Find the exact values of the following:

\(\cos(\frac{11\,\pi}{3})\)

Solution:

\[\begin{align*} \dfrac{11\pi}{3}-2\pi & =\frac{5\pi}{3}\in[0,2\pi)\\ & \implies\theta_{c}=\dfrac{5\pi}{3}\land\theta_{c}\in(\frac{3\pi}{2},2\pi)\subseteq[0,2\pi)\\ & \implies\cos(\theta_{c})>0\\ \\\theta_{c}=\frac{5\pi}{3} & \implies\theta'=\frac{\pi}{3}\\ \\\therefore\cos(\frac{11\pi}{3}) & =\cos(\frac{\pi}{3})\\ & =\dfrac{1}{2} \end{align*}\]

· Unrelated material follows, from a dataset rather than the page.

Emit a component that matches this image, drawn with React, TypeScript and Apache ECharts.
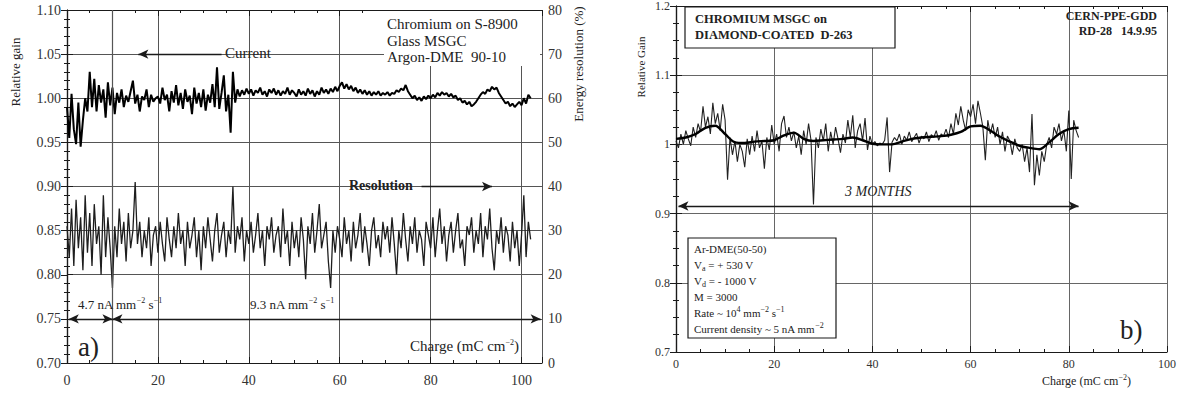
import React, { useEffect, useRef } from "react";
import * as echarts from "echarts";

// ---------- Panel a) data ----------
const A_STEP = 0.5; // mC cm^-2 between samples
const gainA = [
  0.990, 0.955, 1.005, 0.965, 0.948, 0.995, 0.945, 0.975, 1.000, 0.985,
  1.030, 0.990, 1.022, 0.985, 1.015, 0.995, 1.010, 0.978, 1.018, 0.992,
  1.012, 0.982, 1.006, 0.995, 1.010, 0.990, 1.003, 0.996, 1.008, 1.020,
  0.994, 1.004, 0.985, 1.002, 0.998, 1.010, 0.990, 1.004, 0.996, 1.000,
  1.002, 0.994, 1.012, 0.998, 1.004, 0.985, 1.008, 0.995, 1.015, 0.992,
  1.006, 0.988, 1.010, 0.996, 1.003, 0.982, 1.012, 0.994, 1.006, 0.990,
  1.010, 0.986, 1.004, 0.995, 1.016, 0.990, 1.035, 0.988, 1.006, 1.026,
  0.985, 1.004, 0.961, 1.030, 0.995, 1.010, 1.002, 1.009, 1.004, 1.011,
  1.005, 1.010, 1.003, 1.009, 1.006, 1.012, 1.004, 1.008, 1.002, 1.010,
  1.006, 1.011, 1.004, 1.009, 1.003, 1.008, 1.005, 1.012, 1.004, 1.009,
  1.006, 1.002, 1.010, 1.004, 1.008, 1.003, 1.011, 1.005, 1.009, 1.002,
  1.008, 1.004, 1.012, 1.006, 1.010, 1.005, 1.011, 1.007, 1.013, 1.008,
  1.014, 1.018, 1.011, 1.016, 1.010, 1.014, 1.008, 1.012, 1.006, 1.010,
  1.005, 1.009, 1.004, 1.008, 1.003, 1.007, 1.004, 1.008, 1.003, 1.006,
  1.004, 1.007, 1.003, 1.006, 1.005, 1.009, 1.007, 1.011, 1.009, 1.015,
  1.008, 1.004, 1.000, 1.003, 0.998, 1.001, 0.997, 1.002, 0.999, 1.003,
  1.000, 1.004, 1.001, 1.006, 1.003, 1.007, 1.004, 1.006, 1.002, 1.005,
  1.001, 1.003, 0.998, 1.000, 0.995, 0.997, 0.993, 0.996, 0.991, 0.993,
  0.996, 1.000, 1.004, 1.007, 1.005, 1.010, 1.008, 1.013, 1.010, 1.012,
  1.006, 1.002, 0.998, 0.994, 0.996, 0.991, 0.994, 0.990, 0.993, 0.996,
  0.992, 1.000, 0.994, 1.004, 1.000,
];
const resolutionA = [
  31, 24, 35, 22, 37, 26, 33, 21, 38, 25,
  34, 22, 36, 27, 31, 20, 38, 24, 33, 26,
  17, 31, 24, 35, 27, 32, 23, 34, 26, 30,
  41, 27, 32, 24, 30, 26, 33, 22, 29, 31,
  25, 32, 27, 23, 33, 28, 24, 31, 26, 34,
  27, 30, 22, 32, 26, 29, 33, 24, 30, 21,
  31, 26, 33, 28, 23, 30, 34, 25, 29, 32,
  24, 30, 27, 40, 25, 31, 28, 33, 23, 30,
  27, 32, 25, 29, 34, 26, 30, 22, 31, 28,
  33, 25, 29, 31, 24, 35, 27, 30, 22, 32,
  26, 30, 24, 33, 28, 19, 31, 27, 34, 25,
  30, 36, 26, 29, 32, 23, 17, 30, 25, 31,
  28, 24, 33, 27, 30, 23, 32, 26, 29, 34,
  25, 31, 27, 22, 30, 33, 26, 29, 24, 32,
  28, 31, 25, 33, 27, 20, 30, 26, 34, 28,
  23, 31, 27, 33, 25, 30, 28, 22, 32, 29,
  26, 33, 24, 30, 35, 27, 31, 23, 29, 32,
  25, 30, 34, 26, 28, 22, 31, 29, 33, 25,
  30, 27, 34, 24, 31, 28, 35, 26, 21, 30,
  27, 33, 25, 31, 29, 23, 32, 26, 30, 22,
  29, 38, 24, 32, 28,
];
const xTicksA = [0, 20, 40, 60, 80, 100];

// ---------- Panel b) data ----------
const B_STEP = 0.5;
const gainB = [
  1.005, 0.995, 1.015, 1.000, 1.020, 1.008, 0.998, 1.025, 1.010, 1.030,
  1.018, 1.055, 1.025, 1.040, 1.015, 1.060, 1.030, 1.045, 1.020, 1.058,
  1.035, 0.949, 1.010, 0.985, 1.005, 0.975, 1.000, 0.990, 0.967, 1.008,
  0.985, 1.012, 0.990, 1.020, 0.995, 1.005, 0.965, 1.010, 0.992, 1.028,
  1.000, 1.015, 0.990, 1.030, 1.041, 1.010, 1.025, 1.005, 1.018, 0.995,
  1.012, 0.985, 1.020, 1.000, 1.030, 1.006, 0.913, 1.010, 0.995, 1.022,
  1.005, 1.030, 0.990, 1.018, 1.000, 1.025, 1.008, 0.988, 1.015, 1.002,
  1.035, 1.010, 1.042, 0.995, 1.020, 1.030, 1.005, 1.038, 0.992, 1.012,
  1.000, 1.004, 0.998, 1.002, 1.000, 1.006, 1.039, 0.960, 1.003, 1.010,
  1.005, 1.015, 1.000, 1.012, 1.006, 1.018, 1.004, 1.010, 1.016, 1.002,
  1.012, 1.008, 1.018, 1.004, 1.014, 1.010, 1.020, 1.006, 1.015, 1.012,
  1.022, 1.010, 1.030, 1.015, 1.045, 1.028, 1.055, 1.035, 1.020, 1.050,
  1.040, 1.058, 1.030, 1.063, 1.045, 1.025, 0.977, 1.035, 1.015, 1.030,
  1.010, 1.025, 1.000, 1.018, 0.990, 1.012, 1.005, 0.985, 1.008, 0.995,
  0.990, 1.000, 0.975, 0.995, 0.960, 1.044, 0.941, 0.985, 0.955, 0.990,
  0.975, 1.000, 1.010, 0.995, 1.025, 1.015, 1.030, 1.005, 1.020, 0.990,
  1.049, 0.950, 1.035, 1.020, 1.010,
];
const FIT_STEP = 2;
const fitB = [
  1.008, 1.010, 1.015, 1.024, 1.027, 1.015, 1.003, 1.002, 1.004, 1.005,
  1.006, 1.013, 1.017, 1.008, 1.005, 1.006, 1.007, 1.008, 1.010, 1.006,
  1.001, 1.000, 1.000, 1.004, 1.008, 1.010, 1.011, 1.012, 1.014, 1.018,
  1.026, 1.027, 1.020, 1.011, 1.004, 0.998, 0.995, 0.993, 1.003, 1.015,
  1.022, 1.024,
];

const SERIF = "'Liberation Serif', 'DejaVu Serif', serif";
const INK = "#1a1a1a";
const GRIDC = "#555";

function App() {
  const ref = useRef<HTMLDivElement>(null);
  useEffect(() => {
    if (!ref.current) return;
    const chart = echarts.init(ref.current, undefined, { renderer: "svg" });

    const axisLine = { show: true, lineStyle: { color: INK, width: 1.2 } };
    const tick = { show: true, inside: true, length: 6, lineStyle: { color: INK } };
    const minor = (n: number) => ({ show: true, splitNumber: n, length: 3, lineStyle: { color: INK } });
    const labelA = { color: "#333", fontFamily: SERIF, fontSize: 14 };
    const labelB = { color: "#333", fontFamily: SERIF, fontSize: 12 };

    const sup = { fontSize: 8, padding: [0, 0, 7, 0], fontFamily: SERIF, fill: "#222" };
    const sub = { fontSize: 8, padding: [6, 0, 0, 0], fontFamily: SERIF, fill: "#222" };

    const txt = (x: number, y: number, text: string, o: any = {}) => ({
      type: "text",
      x,
      y,
      z: 10,
      rotation: o.rotation || 0,
      style: {
        text,
        fill: o.fill || "#222",
        fontFamily: SERIF,
        fontSize: o.size || 13,
        fontWeight: o.weight || "normal",
        fontStyle: o.style || "normal",
        align: o.align || "left",
        verticalAlign: "middle",
        rich: { s: sup, d: sub },
      },
    });

    const option: any = {
      animation: false,
      backgroundColor: "#fff",
      grid: [
        { left: 67, top: 10, width: 475, height: 353 },
        { left: 676, top: 3, width: 491, height: 349 },
      ],
      xAxis: [
        {
          gridIndex: 0, type: "value", min: 0, max: 104.5, interval: 20,
          axisLine, axisTick: tick, minorTick: minor(4),
          axisLabel: { ...labelA, margin: 10, formatter: (v: number) => (xTicksA.includes(v) ? String(v) : "") },
          splitLine: { show: true, lineStyle: { color: GRIDC, width: 1 } },
        },
        {
          gridIndex: 0, type: "value", position: "top", min: 0, max: 104.5, interval: 20,
          axisLine, axisTick: tick, minorTick: minor(4), axisLabel: { show: false }, splitLine: { show: false },
        },
        {
          gridIndex: 1, type: "value", min: 0, max: 100, interval: 20,
          axisLine, axisTick: tick, minorTick: minor(4),
          axisLabel: { ...labelB, margin: 6 },
          splitLine: { show: true, lineStyle: { color: "#666", width: 1 } },
        },
        {
          gridIndex: 1, type: "value", position: "top", min: 0, max: 100, interval: 20,
          axisLine, axisTick: tick, minorTick: minor(4), axisLabel: { show: false }, splitLine: { show: false },
        },
      ],
      yAxis: [
        {
          gridIndex: 0, type: "value", min: 0.7, max: 1.1, interval: 0.05,
          axisLine, axisTick: tick, minorTick: minor(5),
          axisLabel: { ...labelA, margin: 6, formatter: (v: number) => v.toFixed(2) },
          splitLine: { show: true, lineStyle: { color: GRIDC, width: 1 } },
        },
        {
          gridIndex: 0, type: "value", position: "right", min: 0, max: 80, interval: 10,
          axisLine, axisTick: tick, minorTick: minor(5),
          axisLabel: { ...labelA, margin: 6 },
          splitLine: { show: false },
        },
        {
          gridIndex: 1, type: "value", min: 0.7, max: 1.2, interval: 0.1,
          axisLine, axisTick: tick, minorTick: minor(4),
          axisLabel: { ...labelB, margin: 6, formatter: (v: number) => String(Math.round(v * 10) / 10) },
          splitLine: { show: true, lineStyle: { color: "#666", width: 1 } },
        },
        {
          gridIndex: 1, type: "value", position: "right", min: 0.7, max: 1.2, interval: 0.1,
          axisLine, axisTick: tick, minorTick: minor(4), axisLabel: { show: false }, splitLine: { show: false },
        },
      ],
      series: [
        {
          type: "line", xAxisIndex: 0, yAxisIndex: 1, showSymbol: false, silent: true,
          data: resolutionA.map((v, i) => [i * A_STEP, v]),
          lineStyle: { color: "#1e1e1e", width: 1.3 },
          markLine: {
            silent: true,
            symbol: ["none", "none"],
            label: { show: false },
            lineStyle: { color: GRIDC, width: 1.2, type: "solid" },
            data: [{ xAxis: 10 }],
          },
        },
        {
          type: "line", xAxisIndex: 0, yAxisIndex: 0, showSymbol: false, silent: true,
          data: gainA.map((v, i) => [i * A_STEP, v]),
          lineStyle: { color: "#000", width: 2 },
          markLine: {
            silent: true,
            symbol: ["arrow", "arrow"],
            symbolSize: [7, 10],
            label: { show: false },
            lineStyle: { color: INK, width: 1.4, type: "solid" },
            data: [
              [{ coord: [0.4, 0.75] }, { coord: [10, 0.75] }],
              [{ coord: [10, 0.75] }, { coord: [104.2, 0.75] }],
              [{ coord: [34, 1.05], symbol: "none" }, { coord: [15.7, 1.05] }],
              [{ coord: [78, 0.9], symbol: "none" }, { coord: [93.5, 0.9] }],
            ],
          },
        },
        {
          type: "line", xAxisIndex: 2, yAxisIndex: 2, showSymbol: false, silent: true,
          data: gainB.map((v, i) => [i * B_STEP, v]),
          lineStyle: { color: "#222", width: 1.1 },
          markLine: {
            silent: true,
            symbol: ["arrow", "arrow"],
            symbolSize: [7, 10],
            label: { show: false },
            lineStyle: { color: INK, width: 1.4, type: "solid" },
            data: [[{ coord: [0.5, 0.911] }, { coord: [82, 0.911] }]],
          },
        },
        {
          type: "line", xAxisIndex: 2, yAxisIndex: 2, showSymbol: false, silent: true, smooth: 0.3,
          data: fitB.map((v, i) => [i * FIT_STEP, v]),
          lineStyle: { color: "#000", width: 2.4 },
        },
      ],
      graphic: [
        // panel a
        { type: "rect", z: 9, shape: { x: 384, y: 11, width: 156, height: 55 }, style: { fill: "#fff" } },
        txt(387, 24, "Chromium on S-8900", { size: 15 }),
        txt(387, 41, "Glass MSGC", { size: 15 }),
        txt(387, 57, "Argon-DME  90-10", { size: 15 }),
        txt(15, 72, "Relative gain", { size: 13, align: "center", rotation: Math.PI / 2 }),
        txt(578, 64, "Energy resolution (%)", { size: 13, align: "center", rotation: Math.PI / 2 }),
        txt(225, 53, "Current", { size: 15 }),
        txt(349, 185, "Resolution", { size: 14, weight: "bold" }),
        txt(78, 304, "4.7 nA mm{s|−2} s{s|−1}", { size: 13 }),
        txt(250, 304, "9.3 nA mm{s|−2} s{s|−1}", { size: 13 }),
        txt(78, 347, "a)", { size: 27 }),
        txt(410, 346, "Charge (mC cm{s|−2})", { size: 15 }),
        // panel b
        txt(641, 67, "Relative Gain", { size: 11, align: "center", rotation: Math.PI / 2 }),
        { type: "rect", z: 9, shape: { x: 685, y: 7, width: 210, height: 41 }, style: { fill: "#fff", stroke: INK, lineWidth: 1.2 } },
        txt(695, 19, "CHROMIUM MSGC on", { size: 12.5, weight: "bold" }),
        txt(695, 35, "DIAMOND-COATED  D-263", { size: 12.5, weight: "bold" }),
        txt(1157, 16, "CERN-PPE-GDD", { size: 12, weight: "bold", align: "right" }),
        txt(1157, 31, "RD-28   14.9.95", { size: 12, weight: "bold", align: "right" }),
        txt(845, 191, "3 MONTHS", { size: 14, style: "italic" }),
        { type: "rect", z: 9, shape: { x: 688, y: 238, width: 148, height: 100 }, style: { fill: "#fff", stroke: INK, lineWidth: 1.2 } },
        txt(694, 249, "Ar-DME(50-50)", { size: 11 }),
        txt(694, 265, "V{d|a} = + 530 V", { size: 11 }),
        txt(694, 281, "V{d|d} = - 1000 V", { size: 11 }),
        txt(694, 297, "M = 3000", { size: 11 }),
        txt(694, 313, "Rate ~ 10{s|4} mm{s|−2} s{s|−1}", { size: 11 }),
        txt(694, 329, "Current density ~ 5 nA mm{s|−2}", { size: 11 }),
        txt(1042, 381, "Charge (mC cm{s|−2})", { size: 12 }),
        txt(1120, 330, "b)", { size: 27 }),
      ],
    };
    chart.setOption(option);
    return () => chart.dispose();
  }, []);
  return (
    <div
      ref={ref}
      style={{ position: "fixed", left: 0, top: 0, width: 1182, height: 395, background: "#fff" }}
    />
  );
}

export default App;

\(\sin(-\frac{5\,\pi}{4})\)

Solution:

\[\begin{align*} -\dfrac{5\pi}{4}+2\pi & =\frac{3\pi}{4}\in[0,2\pi)\\ & \implies\theta_{c}=\dfrac{3\pi}{4}\land\theta_{c}\in(\frac{\pi}{2},\pi)\subseteq[0,2\pi)\\ & \implies\sin(\theta_{c})>0\\ \\\theta_{c}=\dfrac{3\pi}{4} & \implies\theta'=\dfrac{\pi}{4}\\ \\\therefore\sin(-\frac{5\pi}{4}) & =\sin(\frac{\pi}{4})\\ & =\dfrac{\sqrt{2}}{2} \end{align*}\]

\(\tan(\frac{11\,\pi}{2})\)

Solution:

\[\begin{align*} \dfrac{11\pi}{2}-2\pi & =\frac{7\pi}{2}\notin[0,2\pi)\\ \dfrac{7\pi}{2}-2\pi & =\frac{3\pi}{2}\in[0,2\pi)\\ & \implies\theta_{c}=\dfrac{3\pi}{2} \end{align*}\]

If we consider \(\tan(\frac{3\pi}{2})\) we would need to consider the fact that \(\tan(\frac{3\pi}{2})=\dfrac{\sin(\frac{3\pi}{2})}{\cos(\frac{3\pi}{2})}\) and we must notice that \(\cos(\frac{3\pi}{2})=0\). Therefore, \(\tan(\dfrac{3\pi}{2})\) is undefined, which also means \(\tan(\frac{11\pi}{2})\) is undefined.